Okay, I know by now you might be really mad at me for posting shyet about you here on my blog. You know me, this is what I do best. Talk about random people here who might have a little clue that it was them I was talkin about.

I was just wondering why you could act like you are had everything figured out one minute and so lost on the next. I just don't get it. If your gonna ignore me, don't talk to me like you want me. Come on get real.

You seriously need to have things straightened out. How could you act like you are in a relationship in broad day light and when all the lights go out you immediately forget what thing your on.

See, you are so wrong there my love when I saw you comin out some girls house who happens to be the one you're claiming to be one of your closest friend. I know there was nothing wrong with that til I saw you kissing her and touching her in parts that was very inappropriate. Didn't mama teach you how to touch a girl?
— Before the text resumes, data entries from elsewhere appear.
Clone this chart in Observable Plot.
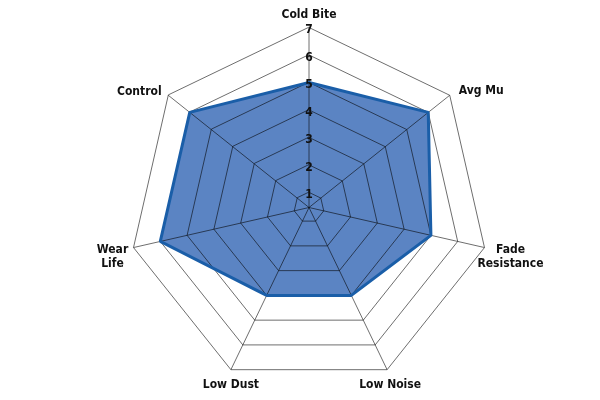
<!DOCTYPE html>
<html>
<head>
<meta charset="utf-8">
<script src="https://cdn.jsdelivr.net/npm/d3@7"></script>
<script src="https://cdn.jsdelivr.net/npm/@observablehq/plot@0.6"></script>
<style>
  html, body { margin: 0; padding: 0; background: #fff; }
  #chart { width: 600px; height: 400px; }
  #chart text { font-stretch: condensed; }
</style>
</head>
<body>
<div id="chart"></div>
<script>
// ---- data ----
const axes = ["Cold Bite", "Avg Mu", "Fade\nResistance", "Low Noise", "Low Dust", "Wear\nLife", "Control"];
const values = [5, 6, 5, 4, 4, 6, 6];
const ticks = [1, 2, 3, 4, 5, 6, 7];

// ---- geometry helpers ----
const rMin = 0.45, rMax = 7;
const n = axes.length;
const ang = i => 2 * Math.PI * i / n;
const px = (i, v) => (v - rMin) * Math.sin(ang(i));
const py = (i, v) => (v - rMin) * Math.cos(ang(i));

const W = 600, H = 400, cx = 308.5, cy = 207, R = 180;
const unit = R / (rMax - rMin);

const series = values.map((v, i) => ({i, v, x: px(i, v), y: py(i, v)}));
const rings = ticks.flatMap(k => axes.map((a, i) => ({k, x: px(i, k), y: py(i, k)})));
const spokes = axes.map((a, i) => ({x1: 0, y1: 0, x2: px(i, rMax), y2: py(i, rMax)}));
const tickData = ticks.map(k => ({k, x: 0, y: k - rMin}));

const font = "'DejaVu Sans Condensed', 'DejaVu Sans', sans-serif";
const labelStyle = [
  {dx: 0, dy: -14, anchor: "middle"},
  {dx: 9, dy: -6, anchor: "start"},
  {dx: 26, dy: 8, anchor: "middle"},
  {dx: 3, dy: 14, anchor: "middle"},
  {dx: 0, dy: 14, anchor: "middle"},
  {dx: -21, dy: 8, anchor: "middle"},
  {dx: -29, dy: -5, anchor: "middle"}
];
const labelMarks = axes.map((a, i) => Plot.text([{a, x: px(i, rMax), y: py(i, rMax)}], {
  x: "x", y: "y", text: "a",
  dx: labelStyle[i].dx, dy: labelStyle[i].dy, textAnchor: labelStyle[i].anchor,
  fontFamily: font, fontWeight: "bold", fontSize: 12, lineHeight: 1.2, fill: "#111"
}));

const chart = Plot.plot({
  width: W, height: H,
  margin: 0,
  x: {domain: [-cx / unit, (W - cx) / unit], axis: null},
  y: {domain: [-(H - cy) / unit, cy / unit], axis: null},
  marks: [
    Plot.line(series, {x: "x", y: "y", curve: "linear-closed", fill: "#5b84c3", stroke: "none"}),
    Plot.line(rings, {x: "x", y: "y", z: "k", curve: "linear-closed", stroke: "#6e6e6e", strokeWidth: 1, mixBlendMode: "multiply"}),
    Plot.link(spokes, {x1: "x1", y1: "y1", x2: "x2", y2: "y2", stroke: "#6e6e6e", strokeWidth: 1, mixBlendMode: "multiply"}),
    Plot.line(series, {x: "x", y: "y", curve: "linear-closed", stroke: "#1a5ea8", strokeWidth: 3, strokeLinejoin: "miter"}),
    Plot.text(tickData, {x: "x", y: "y", text: d => String(d.k), dy: 2, fontFamily: font, fontWeight: "bold", fontSize: 12, fill: "#111"}),
    ...labelMarks
  ]
});
document.getElementById("chart").appendChild(chart);
</script>
</body>
</html>
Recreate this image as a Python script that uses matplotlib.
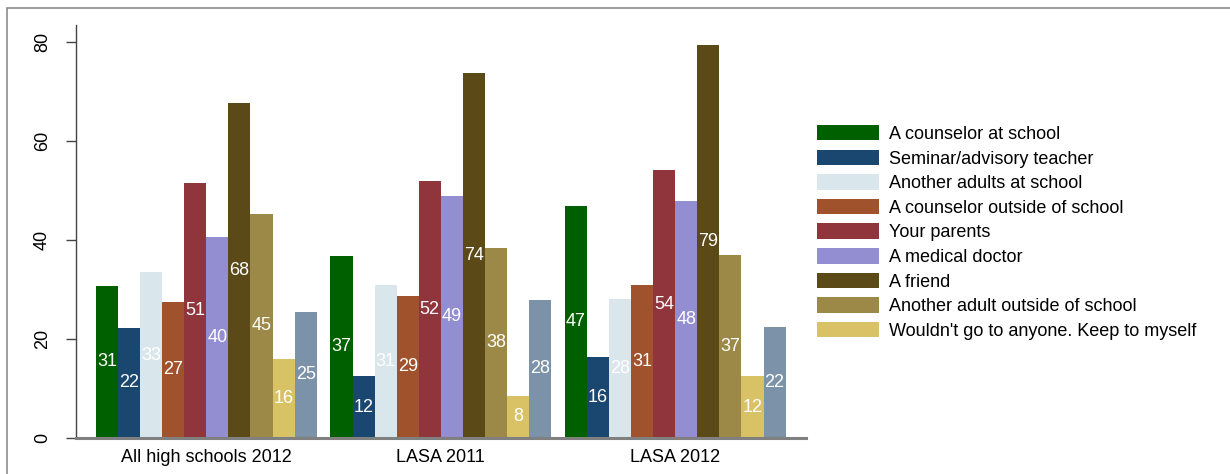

Sometimes I wish I never met you, coz I was just perfectly fine til you came in to my life. But don't worry babe coz I'll be over you like I was just doin my simple dirty laundry. I know I'll be over you and that's just simple.!

Over and Over Again

Sunday, November 04, 2012

Ahem, there was this girl that I know who really like one of my closest friend. This girl was cute alright, but the guy never see her worth. She did everything she could just to get that chance to be with this guy. Hangout  with the guys in the park, be one of the boys, chill with them at a common friends house. She even made up stories just for him to stay but it only pushed him away. I thought that she would just let him be but she was persistent. I thought it was pathetic. I thought it was very cheap and very degrading.


Til today, when I had dinner with my betch sister.I told her about this girl and all the things she did. My sister told me that I had no right to laugh at this girl. Considering the things that I've done with this guy. Hhmmmm. I don't know what to say anymore.

My sister was right. I was that girl or even worst. I am into this mean and vicious cycle that keeps on repeating. She asked me when will it stop and I don't even know the answer.

Meet a guy. Get to know him. Fall in love. Fall even harder. Get crazy. Then things get really ugly, went into a mini melt down and finally move on. This is the cycle that I am on. Pathetic as it seem but I can't help it. Its a part of being me.

I am the Party

Saturday, November 03, 2012




I was about to go to sleep when this two knocked on my window. They said that a party ain't the same without  me. I just laugh at that thought.

Though so many people invited me to hangout with but I choose to be with them coz I know that's where I fit perfectly without even trying.